The next inevitable part of the electoral cycle, from now until the election, will be the deliberate wobbling of this jelly. The Institute for Government’s timely report on practical challenges facing the final year of coalition government, outlined areas where increasing politicisation will mean channels of information between parties become squeezed and the arteries of government clogged. This is both a symptom and a cause of the rationality of government being superseded by political parties’ survival instincts.

In the pressure to achieve two conflicting aims – forming and maintaining agreements with other parties, and pleasing one’s own voters – the electoral calculations increasingly loom larger. Disagreements are hammed up, rather than swept under the carpet. The government becomes as leaky as Edward Snowden playing centre-back for Liverpool.

It is a process begun in earnest that has peaked in the past week. The coalition tussle over mandatory sentences for knife crime held the hallmark of parties upping the ante, in their pursuit of a captive audience. Nick Clegg’s veto was leaked to The Daily Mail, then his stance was robustly defended in an article appearing in The Guardian. Then, a few days later, emails claiming Clegg’s flagship free school meals were not fully costed were announced on the World at One. Linking the two was a sense of increasing governmental combustibility.

Free school meals – touted furiously by Clegg but within the remit of the Department for Education and the pugnacious, tribal and influential Michael Gove – ticks all the boxes of a nasty wound to party trust. An externalised, inter-departmental row symptomatic of damaged relations, which only serves to dent increasingly delicate trust between elites in the two coalition parties.

Careless whispers

Comparative work by Andeweg and Timmermans on conflict management in coalitions, perhaps unsurprisingly, found the potency of disagreements between parties is pronounced when externalised and echoed beyond the cabinet table. They also found conflicts that develop from inter-departmental bouts, which are commonplace, to the existential threat of disagreements between the parties of government, have long-term repercussions.

Eventually, these issues are transferred to what is known in the jargon as the “government formation arena”. Basically, they may be brought up when the Liberal Democrats are deciding what to do for the next five years, should they get the chance to play kingmaker again.

While the extent to which this matters remains, right now, a moot point – the electoral fundamentals mean psephologists are agreed a hung parliament remains a strong likelihood. Then, this stuff might really make a difference. Employing data on coalitions in Eastern and Western Europe from 1950 through to 2006, the political scientist Margit Tavits found strong party conflict significantly reduced the chances of parties coalescing in future.

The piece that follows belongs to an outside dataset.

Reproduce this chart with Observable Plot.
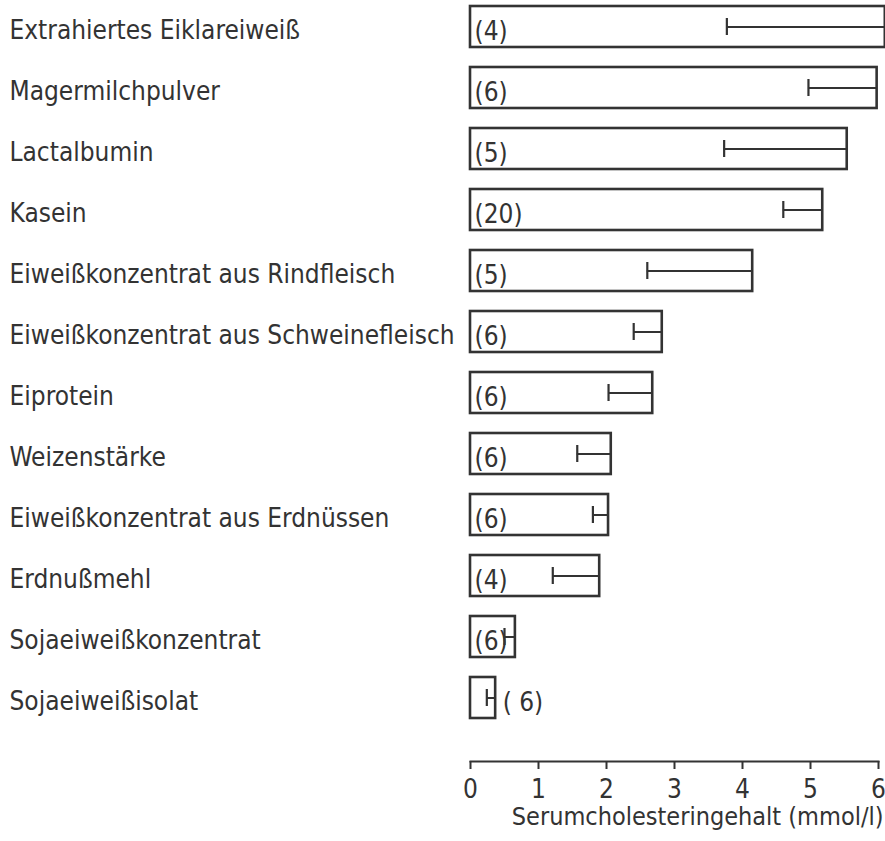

Of course, the difficulty of studying the internal dynamics of government, and coalition negotiations, is their innately impermeable nature. The true damage to relations cannot be fully known till the inevitable reveal-all memoirs. Yet Bagehot’s claim that “the most curious point about the cabinet is that so little is known about it” no longer rings wholly true. Matthew D’Ancona’s close-up portrayal In it Together revealed perceptible fault lines within the government, that have only widened.

Questions of personal chemistry and “who gets along with who” may seem like playground stuff, but it has also been shown to matter. Backbench Conservative MPs and grass-roots activists may revel in a policy of aggressive differentiation, particularly after European parliamentary results that will make bleak reading. They should be careful what they wish for.